In ogni caso, accanto alla predisposizione dell’organismo di valutazione dei prodotti e degli apparati, sarebbe auspicabile che l’attuale normativa prevista dal codice degli appalti per la PA venisse riformata in modo tale da evitare che il criterio dirimente per gli acquisti sia costituito unicamente dal conseguire il massimo ribasso. Tale metodo andrebbe integrato con valutazioni tecniche ed economiche che consentano di reperire soluzioni valide a livello del rapporto costi-benefici, anche se non strettamente rispondenti a criteri di economicità. Ciò dovrebbe essere valido per la generalità degli acquisti nella PA, ma sarà tanto più importante per la realizzazione di progetti ad alto contenuto tecnologico, per cui non possono essere assolutamente sottovalutati gli aspetti legati alla cyber security.

I Common Criteria

Riguardo ai Common Criteria, siamo in attesa di sapere come opererà l’OCSI, Organismo di Certificazione per la sicurezza Informatica già operante nell’ISCOM del MISE da circa venti anni, e siamo in attesa di ricevere da ENISA le proposte per il nuovo schema certificativo europeo annunciato dal Cyber Security Act e in fase di elaborazione tra la DG Connect e ENISA.

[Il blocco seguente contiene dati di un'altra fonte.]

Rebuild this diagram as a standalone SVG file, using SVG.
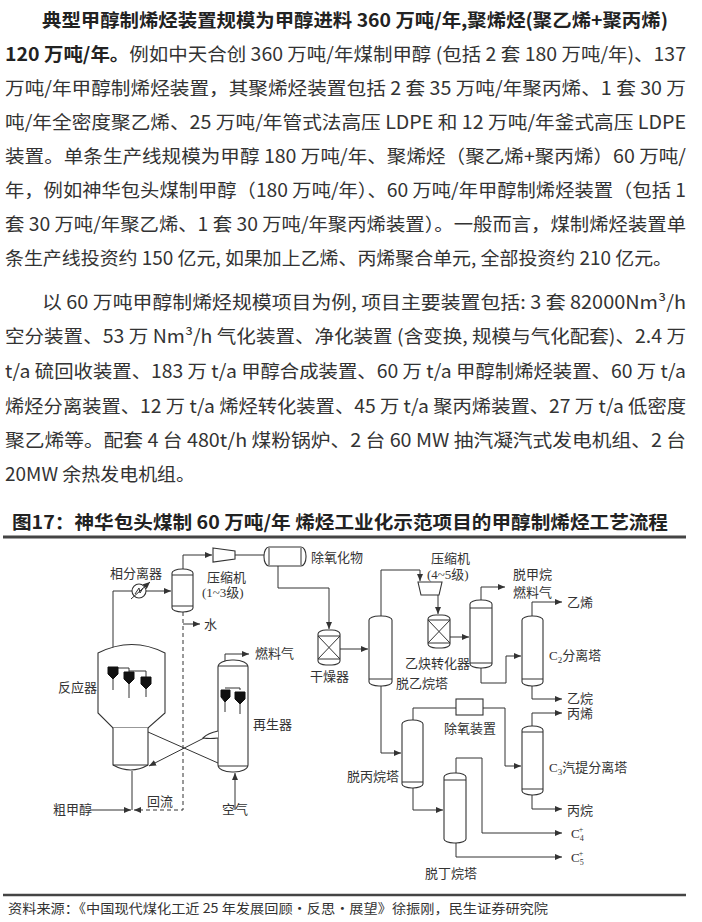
<svg xmlns="http://www.w3.org/2000/svg" width="702" height="922" viewBox="0 0 702 922">
<defs>
<marker id="ar" markerWidth="8" markerHeight="6" refX="7" refY="3" orient="auto" markerUnits="userSpaceOnUse"><path d="M0,0 L7,3 L0,6 z" fill="#333"/></marker>
<style>
.t{font-family:"Noto Sans CJK SC","Liberation Sans",sans-serif;font-size:18.5px;fill:#333}
.b{font-weight:bold;fill:#222}
.d{font-family:"Liberation Serif","Noto Sans CJK SC",serif;font-size:13px;fill:#333}
.s{fill:none;stroke:#333;stroke-width:1}
.v{fill:#fff;stroke:#333;stroke-width:1.1}
.c{fill:none;stroke:#333;stroke-width:1;marker-end:url(#ar)}
.k{fill:#111;stroke:#111}
</style>
</defs>
<rect width="702" height="922" fill="#fff"/>
<g id="body">
<text class="t b" x="42" y="27" textLength="626" lengthAdjust="spacingAndGlyphs">典型甲醇制烯烃装置规模为甲醇进料 360 万吨/年,聚烯烃(聚乙烯+聚丙烯)</text>
<text class="t" x="5" y="61" textLength="681" lengthAdjust="spacingAndGlyphs"><tspan class="b">120 万吨/年。</tspan>例如中天合创 360 万吨/年煤制甲醇 (包括 2 套 180 万吨/年)、137</text>
<text class="t" x="5" y="95" textLength="681" lengthAdjust="spacingAndGlyphs">万吨/年甲醇制烯烃装置，其聚烯烃装置包括 2 套 35 万吨/年聚丙烯、1 套 30 万</text>
<text class="t" x="5" y="129" textLength="681" lengthAdjust="spacingAndGlyphs">吨/年全密度聚乙烯、25 万吨/年管式法高压 LDPE 和 12 万吨/年釜式高压 LDPE</text>
<text class="t" x="5" y="163" textLength="681" lengthAdjust="spacingAndGlyphs">装置。单条生产线规模为甲醇 180 万吨/年、聚烯烃（聚乙烯+聚丙烯）60 万吨/</text>
<text class="t" x="5" y="197" textLength="681" lengthAdjust="spacingAndGlyphs">年，例如神华包头煤制甲醇（180 万吨/年）、60 万吨/年甲醇制烯烃装置（包括 1</text>
<text class="t" x="5" y="231" textLength="681" lengthAdjust="spacingAndGlyphs">套 30 万吨/年聚乙烯、1 套 30 万吨/年聚丙烯装置）。一般而言，煤制烯烃装置单</text>
<text class="t" x="5" y="265" textLength="667" lengthAdjust="spacingAndGlyphs">条生产线投资约 150 亿元, 如果加上乙烯、丙烯聚合单元, 全部投资约 210 亿元。</text>
<text class="t" x="42" y="309" textLength="644" lengthAdjust="spacingAndGlyphs">以 60 万吨甲醇制烯烃规模项目为例, 项目主要装置包括: 3 套 82000Nm³/h</text>
<text class="t" x="5" y="343" textLength="681" lengthAdjust="spacingAndGlyphs">空分装置、53 万 Nm³/h 气化装置、净化装置 (含变换, 规模与气化配套)、2.4 万</text>
<text class="t" x="5" y="378" textLength="681" lengthAdjust="spacingAndGlyphs">t/a 硫回收装置、183 万 t/a 甲醇合成装置、60 万 t/a 甲醇制烯烃装置、60 万 t/a</text>
<text class="t" x="5" y="413" textLength="681" lengthAdjust="spacingAndGlyphs">烯烃分离装置、12 万 t/a 烯烃转化装置、45 万 t/a 聚丙烯装置、27 万 t/a 低密度</text>
<text class="t" x="5" y="447" textLength="681" lengthAdjust="spacingAndGlyphs">聚乙烯等。配套 4 台 480t/h 煤粉锅炉、2 台 60 MW 抽汽凝汽式发电机组、2 台</text>
<text class="t" x="5" y="481" textLength="190" lengthAdjust="spacingAndGlyphs">20MW 余热发电机组。</text>
<text class="t b" x="12" y="529" textLength="656" lengthAdjust="spacingAndGlyphs">图17：神华包头煤制 60 万吨/年 烯烃工业化示范项目的甲醇制烯烃工艺流程</text>
<line x1="3" y1="537" x2="686" y2="537" stroke="#444" stroke-width="3"/>
<line x1="3" y1="895" x2="686" y2="895" stroke="#444" stroke-width="2.5"/>
<text class="t" x="8" y="913" style="font-size:13px" textLength="540" lengthAdjust="spacingAndGlyphs">资料来源：《中国现代煤化工近 25 年发展回顾·反思·展望》徐振刚，民生证券研究院</text>
</g>
<g id="connectors">
<path class="c" d="M183,569 V555 H212"/>
<path class="s" d="M235,555 H264"/>
<path class="c" d="M278,566 V588 H329 V629"/>
<path class="c" d="M113,673 V591 H171"/>
<path class="c" d="M183,624 H200"/>
<path class="c" d="M183,612 V810 H134" stroke-dasharray="4,3"/>
<path class="c" d="M90,810 H131"/>
<path class="s" d="M132,810 V771"/>
<path class="c" d="M225,690 V654 H249"/>
<path class="c" d="M235,810 V773"/>
<path class="s" d="M148,732 L218,763"/>
<path class="c" d="M204,738 L149,766"/>
<path class="c" d="M340,649 H368"/>
<path class="c" d="M381,616 V570 H420 V581"/>
<path class="c" d="M438,595 V614"/>
<path class="c" d="M450,637 H469"/>
<path class="c" d="M481,600 V587 H505"/>
<path class="c" d="M481,668 V683 H506 V656 H521"/>
<path class="c" d="M532,616 V602 H562"/>
<path class="c" d="M532,686 V699 H562"/>
<path class="c" d="M381,686 V753 H401"/>
<path class="s" d="M413,720 V708 H456"/>
<path class="c" d="M483,708 H505 V766 H521"/>
<path class="c" d="M532,726 V713 H562"/>
<path class="c" d="M532,795 V809 H562"/>
<path class="c" d="M413,788 V810 H443"/>
<path class="c" d="M456,773 V758 H482 V833 H562"/>
<path class="c" d="M456,843 V857 H562"/>
</g>
<g id="separator"><rect class="v" x="172" y="569" width="21" height="43" rx="10" ry="4"/><line class="s" x1="172" y1="575" x2="193" y2="575"/><line class="s" x1="172" y1="606" x2="193" y2="606"/><text class="d" x="110" y="578">相分离器</text></g>
<g id="exchanger"><circle class="v" cx="139" cy="591" r="7"/><path class="s" d="M135,594 L139,588 L140,593 L143,588"/><path class="c" d="M131,599 L150,582"/></g>
<g id="comp1"><path class="v" d="M213,548 L235,551 L235,559 L213,562 Z"/><text class="d" x="207" y="582">压缩机</text><text class="d" x="202" y="597">(1~3级)</text></g>
<g id="drum"><rect class="v" x="264" y="547" width="42" height="19" rx="5" ry="9"/><line class="s" x1="269" y1="548" x2="269" y2="565"/><line class="s" x1="301" y1="548" x2="301" y2="565"/><text class="d" x="311" y="562">除氧化物</text></g>
<g id="water"><text class="d" x="204" y="629">水</text></g>
<g id="reactor"><path class="v" d="M98,713 V653 Q132,636 165,653 V713 L148,728 H113 L98,713 Z"/><path class="v" d="M113,728 V765 Q131,775 148,765 V728"/><line class="s" x1="113" y1="765" x2="148" y2="765"/>
<path class="s" d="M113,668 H129 V672 M129,671 H146 V677"/>
<path class="k" d="M108,667 H118 V674 L113,679 L108,674 Z"/><line class="s" x1="113" y1="679" x2="113" y2="690"/>
<path class="k" d="M124,672 H134 V679 L129,684 L124,679 Z"/><line class="s" x1="129" y1="684" x2="129" y2="698"/>
<path class="k" d="M141,677 H151 V684 L146,689 L141,684 Z"/><line class="s" x1="146" y1="689" x2="146" y2="697"/>
<text class="d" x="58" y="692">反应器</text></g>
<g id="regenerator"><rect class="v" x="218" y="660" width="30" height="112" rx="14" ry="7"/><line class="s" x1="218" y1="666" x2="248" y2="666"/><line class="s" x1="218" y1="766" x2="248" y2="766"/>
<path class="v" d="M218,731 Q208,733 203,738 Q210,739 218,738"/>
<path class="s" d="M225,688 H240 V690"/>
<path class="k" d="M221,690 H230 V697 L225,702 L221,697 Z"/><line class="s" x1="225" y1="702" x2="225" y2="712"/>
<path class="k" d="M235,692 H245 V699 L240,704 L235,699 Z"/><line class="s" x1="240" y1="704" x2="240" y2="714"/>
<text class="d" x="253" y="729">再生器</text><text class="d" x="255" y="658">燃料气</text></g>
<g id="labels-left"><text class="d" x="53" y="814">粗甲醇</text><text class="d" x="147" y="806">回流</text><text class="d" x="222" y="814">空气</text></g>
<g id="dryer"><rect class="v" x="318" y="630" width="22" height="35" rx="8" ry="4"/><line class="s" x1="318" y1="636" x2="340" y2="636"/><line class="s" x1="318" y1="659" x2="340" y2="659"/><path class="s" d="M318,636 L340,659 M340,636 L318,659"/><text class="d" x="310" y="681">干燥器</text></g>
<g id="deethanizer"><rect class="v" x="369" y="616" width="23" height="70" rx="10" ry="4"/><line class="s" x1="369" y1="679" x2="392" y2="679"/><text class="d" x="396" y="688">脱乙烷塔</text></g>
<g id="comp2"><path class="v" d="M418,582 L442,582 L439,595 L421,595 Z"/><text class="d" x="431" y="563">压缩机</text><text class="d" x="427" y="579">(4~5级)</text></g>
<g id="converter"><rect class="v" x="428" y="615" width="22" height="33" rx="8" ry="4"/><line class="s" x1="428" y1="620" x2="450" y2="620"/><line class="s" x1="428" y1="643" x2="450" y2="643"/><path class="s" d="M428,620 L450,643 M450,620 L428,643"/><text class="d" x="405" y="668">乙炔转化器</text></g>
<g id="demethanizer"><rect class="v" x="470" y="600" width="22" height="68" rx="10" ry="4"/><line class="s" x1="470" y1="608" x2="492" y2="608"/><line class="s" x1="470" y1="663" x2="492" y2="663"/><text class="d" x="513" y="579">脱甲烷</text><text class="d" x="513" y="597">燃料气</text></g>
<g id="c2split"><rect class="v" x="522" y="616" width="21" height="70" rx="10" ry="4"/><line class="s" x1="522" y1="679" x2="543" y2="679"/><text class="d" x="549" y="660">C<tspan font-size="9" dy="3">2</tspan><tspan dy="-3">分离塔</tspan></text><text class="d" x="567" y="607">乙烯</text><text class="d" x="567" y="703">乙烷</text></g>
<g id="deoxy"><rect class="v" x="456" y="699" width="27" height="16"/><text class="d" x="444" y="733">除氧装置</text></g>
<g id="depropanizer"><rect class="v" x="402" y="720" width="21" height="68" rx="10" ry="4"/><line class="s" x1="402" y1="782" x2="423" y2="782"/><text class="d" x="347" y="781">脱丙烷塔</text></g>
<g id="c3split"><rect class="v" x="522" y="726" width="21" height="69" rx="10" ry="4"/><line class="s" x1="522" y1="732" x2="543" y2="732"/><line class="s" x1="522" y1="789" x2="543" y2="789"/><text class="d" x="549" y="772">C<tspan font-size="9" dy="3">3</tspan><tspan dy="-3">汽提分离塔</tspan></text><text class="d" x="567" y="718">丙烯</text><text class="d" x="567" y="815">丙烷</text></g>
<g id="debutanizer"><rect class="v" x="444" y="773" width="22" height="70" rx="10" ry="4"/><line class="s" x1="444" y1="780" x2="466" y2="780"/><text class="d" x="425" y="878">脱丁烷塔</text>
<text class="d" x="571" y="838">C<tspan font-size="8" dy="3">4</tspan><tspan font-size="8" dx="-5" dy="-9">+</tspan></text>
<text class="d" x="571" y="862">C<tspan font-size="8" dy="3">5</tspan><tspan font-size="8" dx="-5" dy="-9">+</tspan></text></g>
</svg>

Probabilmente l’OCSI resterà operativo e si interfaccerà con l’Europa per le certificazioni europee. Di certo sarebbe utile che mantenesse attiva la certificazione CC sui livelli bassi dello standard, usata per gli apparati commerciali che non trattano materiale classificato: siamo uno dei pochi Paesi al mondo ad avere un organismo di certificazione su tale standard, riconosciuto da tutti i Paesi grazie agli accordi di mutua ratificazione e sarebbe davvero un peccato perdere questa supremazia nazionale, anche nell’ottica del lavoro che genera nel settore privato con i Laboratori di Valutazione della Sicurezza, LVS. Sono infatti tutti laboratori privati e operanti, previo accreditamento, sullo standard per l’accompagnamento alla certificazione stessa.

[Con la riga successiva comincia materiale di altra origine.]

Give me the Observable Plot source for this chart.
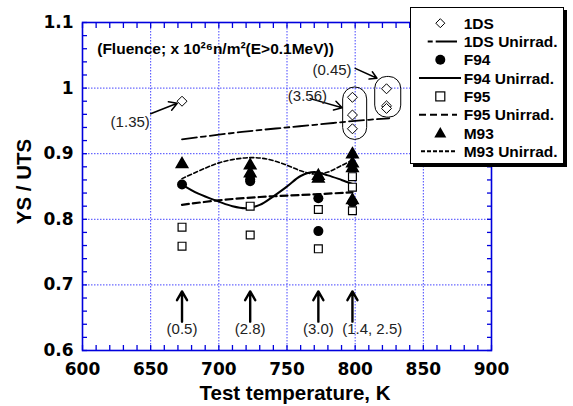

L’Europa, dal canto suo, sta elaborando schemi di certificazione di prodotto in ambito cyber security sia generici che specifici, in particolare sul 5G, sull’automotive, sulla criptazione, sull’IoT e l’OT. Questi ultimi due sono la frontiera del nostro nuovo mondo, insieme con la quantum technology: non si tratta solo di innovazione, ma di diffusione, perché le innovazioni già avviate si stanno diffondendo a macchia d’olio nella nostra vita quotidiana e saranno pervasive fino a livelli che neppure possiamo a immaginare, visto che affrontiamo per la prima volta nella storia dell’universo il processo di digitalizzazione del nostro pianeta.